→ Exercise
Return, without pictures, the lines from the start of the data through the one that contains "rev_beat_pct = 1.68".

########################################

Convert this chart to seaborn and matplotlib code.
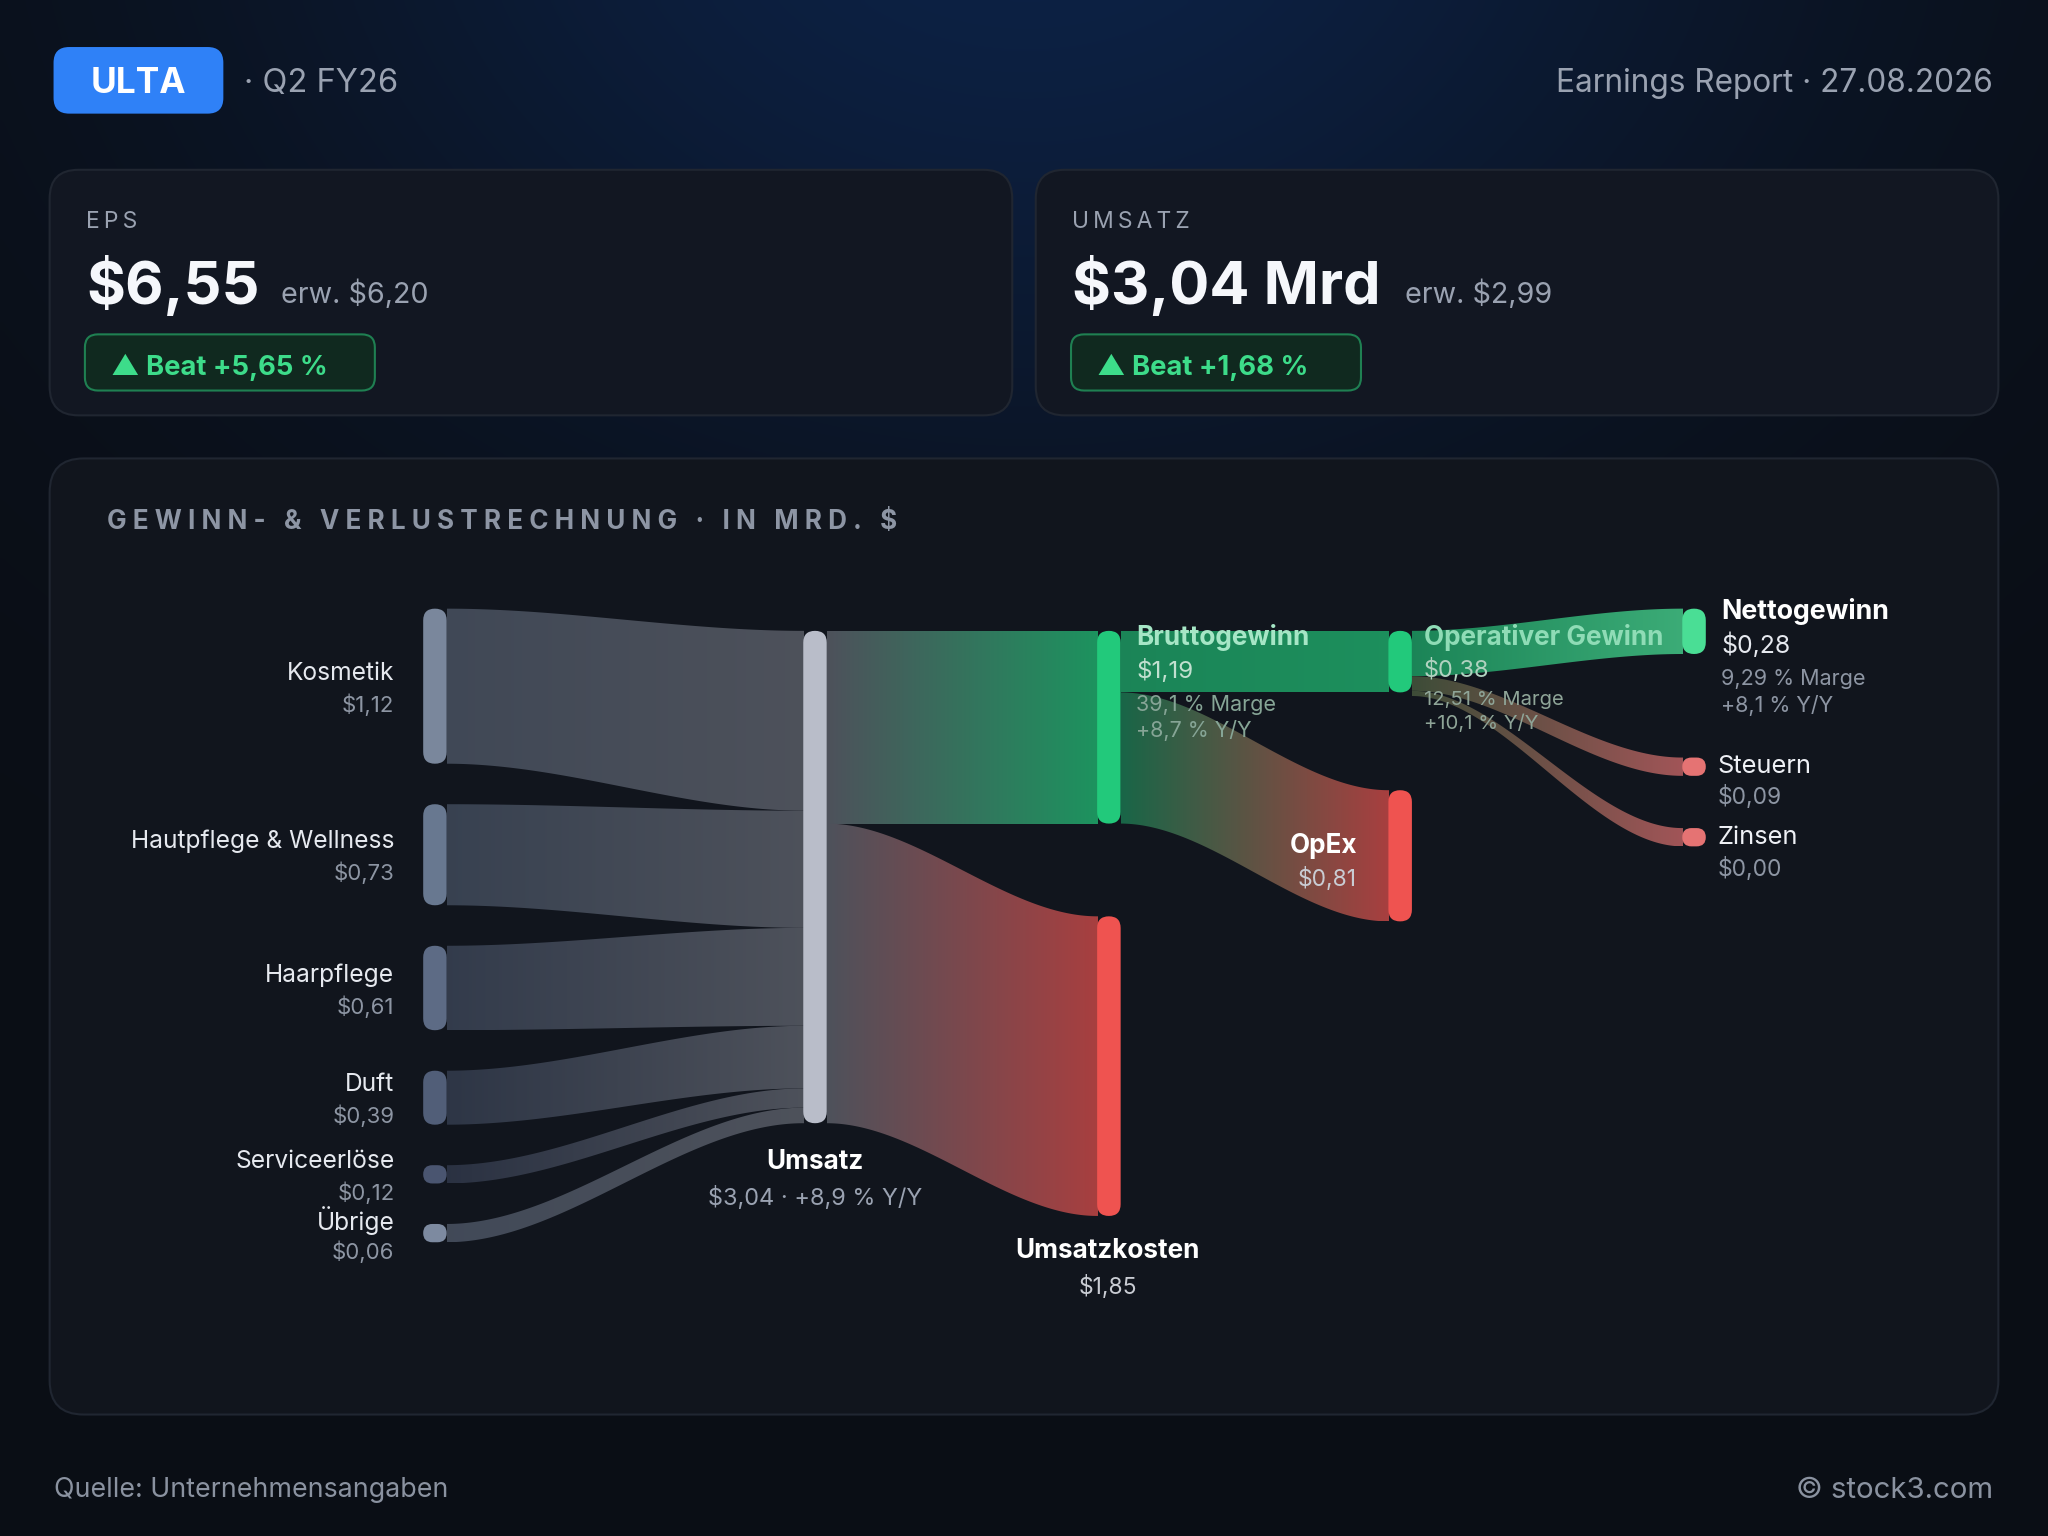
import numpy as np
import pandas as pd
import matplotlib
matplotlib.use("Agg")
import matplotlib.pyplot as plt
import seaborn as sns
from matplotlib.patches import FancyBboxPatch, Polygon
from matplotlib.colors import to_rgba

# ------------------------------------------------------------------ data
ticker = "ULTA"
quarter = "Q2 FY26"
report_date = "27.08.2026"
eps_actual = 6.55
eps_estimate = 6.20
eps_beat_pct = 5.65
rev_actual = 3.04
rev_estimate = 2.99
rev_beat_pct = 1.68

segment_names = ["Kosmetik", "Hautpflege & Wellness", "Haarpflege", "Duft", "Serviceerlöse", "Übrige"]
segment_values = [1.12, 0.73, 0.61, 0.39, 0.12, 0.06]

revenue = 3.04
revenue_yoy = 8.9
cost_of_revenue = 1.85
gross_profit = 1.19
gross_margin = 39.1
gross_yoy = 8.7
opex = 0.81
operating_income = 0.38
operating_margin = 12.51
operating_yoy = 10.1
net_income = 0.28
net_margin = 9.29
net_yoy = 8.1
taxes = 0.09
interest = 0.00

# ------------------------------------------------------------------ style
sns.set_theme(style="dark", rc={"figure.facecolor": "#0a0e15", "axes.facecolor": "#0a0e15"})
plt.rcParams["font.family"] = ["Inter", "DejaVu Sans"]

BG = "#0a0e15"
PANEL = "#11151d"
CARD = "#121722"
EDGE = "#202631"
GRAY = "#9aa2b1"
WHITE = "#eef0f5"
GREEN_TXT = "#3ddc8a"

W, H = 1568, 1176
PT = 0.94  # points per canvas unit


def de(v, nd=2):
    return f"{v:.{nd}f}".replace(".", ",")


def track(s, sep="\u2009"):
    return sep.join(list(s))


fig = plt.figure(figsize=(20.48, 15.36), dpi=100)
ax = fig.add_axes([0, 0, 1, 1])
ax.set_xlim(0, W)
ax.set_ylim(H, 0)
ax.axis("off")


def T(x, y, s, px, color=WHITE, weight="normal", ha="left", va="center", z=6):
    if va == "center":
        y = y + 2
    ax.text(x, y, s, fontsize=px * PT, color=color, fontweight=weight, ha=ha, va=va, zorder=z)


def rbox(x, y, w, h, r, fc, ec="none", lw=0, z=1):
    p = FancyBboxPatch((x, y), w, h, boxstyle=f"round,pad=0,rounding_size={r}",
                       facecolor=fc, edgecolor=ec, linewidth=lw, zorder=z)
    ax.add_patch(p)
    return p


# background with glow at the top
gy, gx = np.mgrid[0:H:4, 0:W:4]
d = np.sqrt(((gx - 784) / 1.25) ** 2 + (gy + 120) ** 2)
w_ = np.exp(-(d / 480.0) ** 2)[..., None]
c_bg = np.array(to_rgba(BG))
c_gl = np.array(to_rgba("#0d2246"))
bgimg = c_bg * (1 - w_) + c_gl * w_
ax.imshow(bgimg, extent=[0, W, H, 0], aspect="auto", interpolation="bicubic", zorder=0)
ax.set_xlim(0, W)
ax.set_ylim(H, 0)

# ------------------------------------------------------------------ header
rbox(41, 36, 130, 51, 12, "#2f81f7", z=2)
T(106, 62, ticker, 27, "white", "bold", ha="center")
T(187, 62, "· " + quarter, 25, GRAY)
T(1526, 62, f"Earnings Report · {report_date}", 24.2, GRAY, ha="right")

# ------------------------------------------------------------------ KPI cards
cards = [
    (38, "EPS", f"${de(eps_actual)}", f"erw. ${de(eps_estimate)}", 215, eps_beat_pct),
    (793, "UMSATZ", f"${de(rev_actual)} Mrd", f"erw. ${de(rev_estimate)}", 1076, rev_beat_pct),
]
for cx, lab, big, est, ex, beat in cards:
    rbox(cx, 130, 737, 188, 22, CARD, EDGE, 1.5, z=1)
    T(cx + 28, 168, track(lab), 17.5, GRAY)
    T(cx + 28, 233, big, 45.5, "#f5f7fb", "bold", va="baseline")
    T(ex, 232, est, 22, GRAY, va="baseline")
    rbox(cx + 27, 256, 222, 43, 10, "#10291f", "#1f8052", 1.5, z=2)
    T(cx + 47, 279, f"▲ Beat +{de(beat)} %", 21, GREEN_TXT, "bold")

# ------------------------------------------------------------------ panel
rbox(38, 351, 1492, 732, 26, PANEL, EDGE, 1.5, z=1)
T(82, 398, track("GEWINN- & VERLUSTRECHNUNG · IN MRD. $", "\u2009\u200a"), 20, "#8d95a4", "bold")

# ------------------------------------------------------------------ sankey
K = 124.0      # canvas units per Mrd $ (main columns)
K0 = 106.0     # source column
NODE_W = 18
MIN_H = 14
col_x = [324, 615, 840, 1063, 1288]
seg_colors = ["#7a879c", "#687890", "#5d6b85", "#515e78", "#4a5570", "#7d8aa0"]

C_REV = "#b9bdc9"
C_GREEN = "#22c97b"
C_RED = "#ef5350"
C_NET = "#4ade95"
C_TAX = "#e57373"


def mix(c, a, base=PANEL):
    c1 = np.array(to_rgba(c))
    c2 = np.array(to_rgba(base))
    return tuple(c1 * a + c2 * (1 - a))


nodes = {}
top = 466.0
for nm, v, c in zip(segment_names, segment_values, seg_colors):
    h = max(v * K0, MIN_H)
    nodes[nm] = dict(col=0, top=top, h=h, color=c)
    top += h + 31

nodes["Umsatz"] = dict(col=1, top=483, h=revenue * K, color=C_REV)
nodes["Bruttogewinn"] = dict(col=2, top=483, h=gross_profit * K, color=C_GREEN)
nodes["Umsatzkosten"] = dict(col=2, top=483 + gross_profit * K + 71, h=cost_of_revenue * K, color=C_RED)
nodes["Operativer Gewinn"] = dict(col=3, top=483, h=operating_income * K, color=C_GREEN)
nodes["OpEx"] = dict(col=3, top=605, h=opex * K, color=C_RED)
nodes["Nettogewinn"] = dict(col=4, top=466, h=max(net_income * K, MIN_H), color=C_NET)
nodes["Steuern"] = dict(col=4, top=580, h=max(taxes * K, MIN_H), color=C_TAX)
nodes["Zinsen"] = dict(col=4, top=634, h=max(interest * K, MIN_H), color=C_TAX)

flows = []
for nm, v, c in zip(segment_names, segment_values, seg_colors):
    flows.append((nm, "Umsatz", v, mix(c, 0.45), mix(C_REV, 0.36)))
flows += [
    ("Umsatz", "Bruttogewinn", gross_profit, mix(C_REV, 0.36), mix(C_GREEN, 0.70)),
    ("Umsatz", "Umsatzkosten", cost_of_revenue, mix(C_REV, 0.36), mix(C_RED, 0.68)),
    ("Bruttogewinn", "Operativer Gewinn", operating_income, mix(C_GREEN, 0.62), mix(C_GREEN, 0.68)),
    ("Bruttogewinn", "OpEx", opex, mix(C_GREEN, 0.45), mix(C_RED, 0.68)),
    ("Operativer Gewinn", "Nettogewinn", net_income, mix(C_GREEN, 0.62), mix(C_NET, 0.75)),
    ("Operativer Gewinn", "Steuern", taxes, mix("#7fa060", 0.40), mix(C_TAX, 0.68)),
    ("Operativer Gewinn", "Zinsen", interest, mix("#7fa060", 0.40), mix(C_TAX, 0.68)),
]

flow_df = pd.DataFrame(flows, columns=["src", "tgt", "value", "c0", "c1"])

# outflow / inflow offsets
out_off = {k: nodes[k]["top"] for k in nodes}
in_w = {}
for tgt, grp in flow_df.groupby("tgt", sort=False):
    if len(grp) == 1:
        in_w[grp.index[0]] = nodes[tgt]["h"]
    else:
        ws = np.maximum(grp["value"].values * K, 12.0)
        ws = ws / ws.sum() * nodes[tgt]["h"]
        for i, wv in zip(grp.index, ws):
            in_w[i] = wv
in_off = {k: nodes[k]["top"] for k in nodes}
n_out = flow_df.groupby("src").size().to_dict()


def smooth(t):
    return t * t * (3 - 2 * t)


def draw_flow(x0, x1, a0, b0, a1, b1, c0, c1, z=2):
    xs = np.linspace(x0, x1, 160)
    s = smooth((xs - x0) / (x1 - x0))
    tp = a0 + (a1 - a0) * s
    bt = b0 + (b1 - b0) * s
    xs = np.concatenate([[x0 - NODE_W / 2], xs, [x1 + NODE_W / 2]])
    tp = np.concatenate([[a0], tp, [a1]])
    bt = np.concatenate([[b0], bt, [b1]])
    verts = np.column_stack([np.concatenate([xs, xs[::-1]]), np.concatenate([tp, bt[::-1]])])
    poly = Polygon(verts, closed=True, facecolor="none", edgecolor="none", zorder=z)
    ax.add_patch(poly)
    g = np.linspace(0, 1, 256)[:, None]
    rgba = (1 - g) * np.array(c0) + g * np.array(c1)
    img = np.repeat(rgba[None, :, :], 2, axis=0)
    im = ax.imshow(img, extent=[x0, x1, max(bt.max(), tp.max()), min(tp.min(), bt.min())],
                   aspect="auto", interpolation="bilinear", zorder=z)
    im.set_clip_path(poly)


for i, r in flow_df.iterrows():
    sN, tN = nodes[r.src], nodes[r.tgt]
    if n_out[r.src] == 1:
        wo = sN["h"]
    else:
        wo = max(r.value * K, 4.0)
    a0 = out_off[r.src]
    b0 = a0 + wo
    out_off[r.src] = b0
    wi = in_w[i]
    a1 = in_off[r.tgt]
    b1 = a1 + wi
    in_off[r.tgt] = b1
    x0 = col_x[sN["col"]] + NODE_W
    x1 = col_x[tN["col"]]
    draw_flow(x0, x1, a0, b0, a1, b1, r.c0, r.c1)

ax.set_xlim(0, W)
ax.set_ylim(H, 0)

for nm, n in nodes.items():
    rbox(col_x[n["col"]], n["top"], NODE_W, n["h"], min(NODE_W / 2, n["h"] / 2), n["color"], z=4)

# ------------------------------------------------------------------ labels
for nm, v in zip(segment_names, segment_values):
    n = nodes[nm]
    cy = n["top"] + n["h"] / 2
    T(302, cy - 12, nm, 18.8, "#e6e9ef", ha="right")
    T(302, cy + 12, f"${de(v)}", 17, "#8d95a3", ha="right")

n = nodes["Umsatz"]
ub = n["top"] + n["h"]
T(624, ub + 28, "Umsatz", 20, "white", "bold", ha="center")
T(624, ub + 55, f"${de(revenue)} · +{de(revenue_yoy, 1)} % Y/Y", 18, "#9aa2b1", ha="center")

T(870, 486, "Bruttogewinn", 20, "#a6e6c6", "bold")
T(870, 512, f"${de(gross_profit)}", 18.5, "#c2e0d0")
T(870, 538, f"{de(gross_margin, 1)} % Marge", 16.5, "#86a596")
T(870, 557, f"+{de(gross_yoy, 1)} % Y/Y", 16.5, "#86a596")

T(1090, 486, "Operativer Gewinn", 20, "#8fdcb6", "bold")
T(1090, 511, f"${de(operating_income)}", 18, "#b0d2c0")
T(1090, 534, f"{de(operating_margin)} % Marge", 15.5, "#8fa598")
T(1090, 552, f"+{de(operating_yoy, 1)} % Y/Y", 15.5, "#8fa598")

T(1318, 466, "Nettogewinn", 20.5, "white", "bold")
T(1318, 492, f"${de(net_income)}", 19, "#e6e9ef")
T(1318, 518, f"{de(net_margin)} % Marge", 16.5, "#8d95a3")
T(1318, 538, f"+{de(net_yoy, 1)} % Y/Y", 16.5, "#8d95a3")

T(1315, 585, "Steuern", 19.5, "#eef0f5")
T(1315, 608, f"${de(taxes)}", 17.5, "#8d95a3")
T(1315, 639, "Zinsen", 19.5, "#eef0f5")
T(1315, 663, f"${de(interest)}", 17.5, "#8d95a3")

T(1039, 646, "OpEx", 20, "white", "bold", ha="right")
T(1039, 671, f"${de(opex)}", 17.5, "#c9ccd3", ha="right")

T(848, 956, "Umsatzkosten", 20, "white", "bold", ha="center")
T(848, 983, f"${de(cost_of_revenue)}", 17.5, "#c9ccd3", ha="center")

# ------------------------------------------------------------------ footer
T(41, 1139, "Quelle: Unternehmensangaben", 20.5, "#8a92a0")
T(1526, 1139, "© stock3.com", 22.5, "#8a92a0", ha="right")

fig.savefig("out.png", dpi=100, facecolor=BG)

########################################

→ Task response
Convert this chart to seaborn and matplotlib code.
import numpy as np
import pandas as pd
import matplotlib
matplotlib.use("Agg")
import matplotlib.pyplot as plt
import seaborn as sns
from matplotlib.patches import FancyBboxPatch, Polygon
from matplotlib.colors import to_rgba

# ------------------------------------------------------------------ data
ticker = "ULTA"
quarter = "Q2 FY26"
report_date = "27.08.2026"
eps_actual = 6.55
eps_estimate = 6.20
eps_beat_pct = 5.65
rev_actual = 3.04
rev_estimate = 2.99
rev_beat_pct = 1.68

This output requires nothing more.